If it might turn out that not all ‘white people’ were white to begin with, it’s definitely one of the show’s premises that not all ‘Chinese people’ are ‘Chinese.’ There’s Jo Bradley: Steph Song says she’s been learning Mandarin and some Cantonese, but I haven’t heard a word out of her mouth as of episode 2. Then there’s the Xie family, whose last name 謝 is very familiar territory for me – it’s just that I use the Cantonese spelling ‘Tse.’ The Xie family speaks Mandarin to each other, but Charlie’s wife Teresa speaks Cantonese. She’s also made to feel that she belongs to a different class – someone framed as a gold-digger and a heroin addict – which finally makes me feel proud to be the vulgar Cantonese person that I’ve always been, sans narcotics use.
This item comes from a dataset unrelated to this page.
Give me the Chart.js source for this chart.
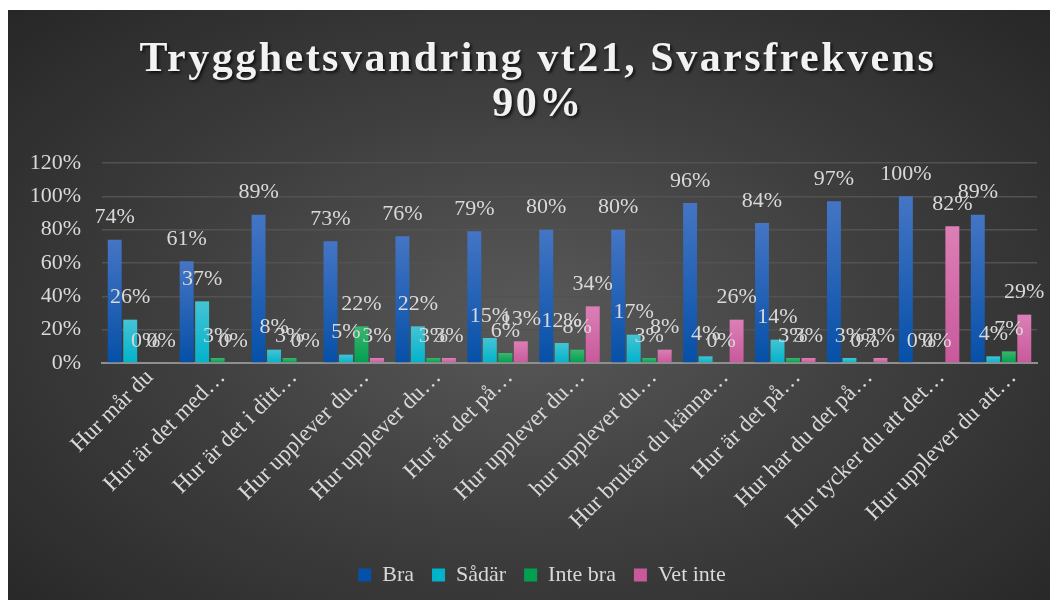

In times to come, this show is going to be excellent to throw at academics and journalists asking me for my expert opinion on ‘what the Chinese community in Vancouver’ thinks of a certain issue. The real question is, what is the Chinese community in Vancouver, and how many of them are there?
That I’ve engaged in so much verbal diarrhea above bespeaks the power of the show to suck me into these characters’ worlds. I’m hooked, and it doesn’t feel like it’s to some ideology of multiculturalism, whiteness, Chineseness, whatever. These characters are persons, they have stories, and I want to know them.
Case in point: I even want to get to know Gorski the Microaggressive Detective. Strange things you’re doing to me, Blood and Water, very strange.